The tweet was punctuated with icons depicting fire.

The former High Court spokesman eventually deleted his tweet and asked for apology from the Mindawons if his “rhetorical, non-political, and personal” post had given “platform” to hurtful comments. “I have deleted a tweet and my reply-explanation to that tweet which, though unintended, have caused offense, pain, and hurt to family and friends in Mindanao where I am from, proud to be from, and which I love,” he said.

The PR executive also took down her post and said, in her defense: “I deleted my Davao disaster tweet even if the intention was clearly to jolt the DDS into an awakening. My Davao friends did not feel alluded to at all Anyway, to avoid anymore [sic] sensitivity…” One day later, however, she was at it again, telling the DDS who “protest the ‘politicalization’ [sic] of the Davao earthquakes, please put your money where your mouth is. Donate some of your earnings to the victims and survivors. Then we all shut up and pray. Good? If not, as always the curses [sic] will reap their just karma.”
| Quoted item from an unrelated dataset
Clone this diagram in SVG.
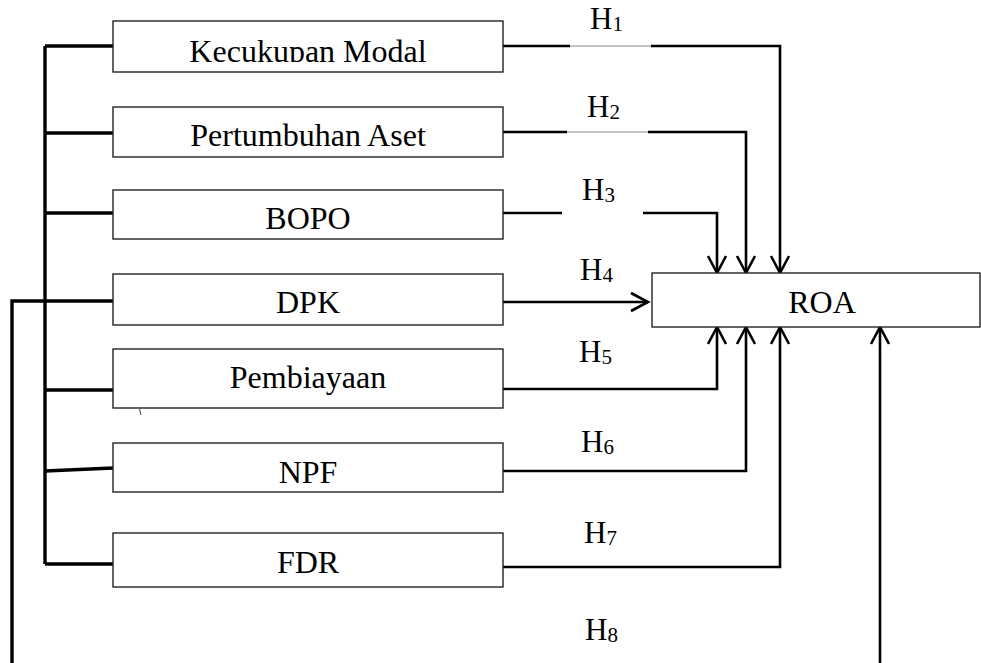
<svg xmlns="http://www.w3.org/2000/svg" width="981" height="663" viewBox="0 0 981 663">
<defs>
<style>
.box{fill:#fff;stroke:#222;stroke-width:1.4}
.t{font-family:"Liberation Serif","Times New Roman",serif;font-size:32px;fill:#000}
.h{font-family:"Liberation Serif","Times New Roman",serif;font-size:31px;fill:#000}
.c{fill:none;stroke:#000;stroke-width:2.6}
.bus{fill:none;stroke:#000;stroke-width:3.4}
.thin{fill:none;stroke:#888;stroke-width:1}
.sub{font-size:21px}
</style>
<marker id="ah" markerUnits="userSpaceOnUse" viewBox="-20 -12 24 24" refX="0" refY="0" markerWidth="24" markerHeight="24" orient="auto">
<path d="M-17,-9 L0,0 L-17,9" fill="none" stroke="#000" stroke-width="2.6"/>
</marker>
<clipPath id="clip1"><rect x="113" y="21" width="390" height="41"/></clipPath>
</defs>

<g id="connectors">
<path class="bus" d="M45,46 V564"/>
<path class="bus" d="M45,46 H113 M45,133 H113 M45,213 H113 M45,390 H113 M45,471 L113,468 M45,564 H113"/>
<path class="bus" d="M12,663 V301 H113"/>
<path class="c" d="M503,46 H570"/>
<path class="thin" d="M570,46 H651"/>
<path class="c" d="M651,46 H780 V273" stroke-width="3" marker-end="url(#ah)"/>
<path class="c" d="M503,132 H567"/>
<path class="thin" d="M567,132 H648"/>
<path class="c" d="M648,132 H746 V273" marker-end="url(#ah)"/>
<path class="c" d="M503,213 H562"/>
<path class="c" d="M643,213 H717 V273" marker-end="url(#ah)"/>
<path class="c" d="M503,302 H648" marker-end="url(#ah)"/>
<path class="c" d="M503,389 H717 V327" marker-end="url(#ah)"/>
<path class="c" d="M503,471 H746 V327" marker-end="url(#ah)"/>
<path class="c" d="M503,567 H780 V327" marker-end="url(#ah)"/>
<path class="c" d="M880,663 V327" stroke-width="3.2" marker-end="url(#ah)"/>
<path d="M139.5,409 L141,415" stroke="#444" stroke-width="1" fill="none"/>
</g>

<g id="n1"><rect class="box" x="113" y="21" width="390" height="51"/><text class="t" x="308" y="62" text-anchor="middle" clip-path="url(#clip1)">Kecukupan Modal</text></g>
<g id="n2"><rect class="box" x="113" y="107" width="390" height="50"/><text class="t" x="308" y="146" text-anchor="middle">Pertumbuhan Aset</text></g>
<g id="n3"><rect class="box" x="113" y="190" width="390" height="49"/><text class="t" x="308" y="229" text-anchor="middle">BOPO</text></g>
<g id="n4"><rect class="box" x="113" y="274" width="390" height="51"/><text class="t" x="308" y="313" text-anchor="middle">DPK</text></g>
<g id="n5"><rect class="box" x="113" y="349" width="390" height="59"/><text class="t" x="308" y="388" text-anchor="middle">Pembiayaan</text></g>
<g id="n6"><rect class="box" x="113" y="443" width="390" height="49"/><text class="t" x="308" y="483" text-anchor="middle">NPF</text></g>
<g id="n7"><rect class="box" x="113" y="533" width="390" height="54"/><text class="t" x="308" y="573" text-anchor="middle">FDR</text></g>
<g id="roa"><rect class="box" x="652" y="273" width="328" height="54"/><text class="t" x="822" y="313" text-anchor="middle">ROA</text></g>

<g id="labels">
<text class="h" x="590" y="29">H<tspan class="sub" dy="2">1</tspan></text>
<text class="h" x="587" y="117">H<tspan class="sub" dy="2">2</tspan></text>
<text class="h" x="582" y="200">H<tspan class="sub" dy="2">3</tspan></text>
<text class="h" x="580" y="280">H<tspan class="sub" dy="2">4</tspan></text>
<text class="h" x="579" y="362">H<tspan class="sub" dy="2">5</tspan></text>
<text class="h" x="581" y="452">H<tspan class="sub" dy="2">6</tspan></text>
<text class="h" x="584" y="543">H<tspan class="sub" dy="2">7</tspan></text>
<text class="h" x="585" y="640">H<tspan class="sub" dy="2">8</tspan></text>
</g>
</svg>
The Duterte administration is clearly not without its faults, as has been pointed out not just by its hardened critics, but by simple, well-meaning Filipinos who only genuinely want this administration to succeed for the good of all.

But why turn biblical and attribute the tremors to a punishment for one man? Mr. Duterte might indeed come from Mindanao, but he is not Mindanao just as Mindanao is not Duterte. The island is composed of millions of Filipinos of various religious and political persuasions. Like us here in the capital and elsewhere, they just want to live every day in peace, earn a living for their families, and find some meaning in what they do.

As far as our finite mind could grasp, the god we believe in—if we believed in one at all—is kind and compassionate, and not one to strike down an entire island in retribution, or even on a whim. Perhaps these critics’ god has a different inclination—who knows?

There are many other things to do in the aftermath of disaster, and in anticipation of future, likely ones. Uttering divisive, hateful and ridiculous statements is certainly low and foul.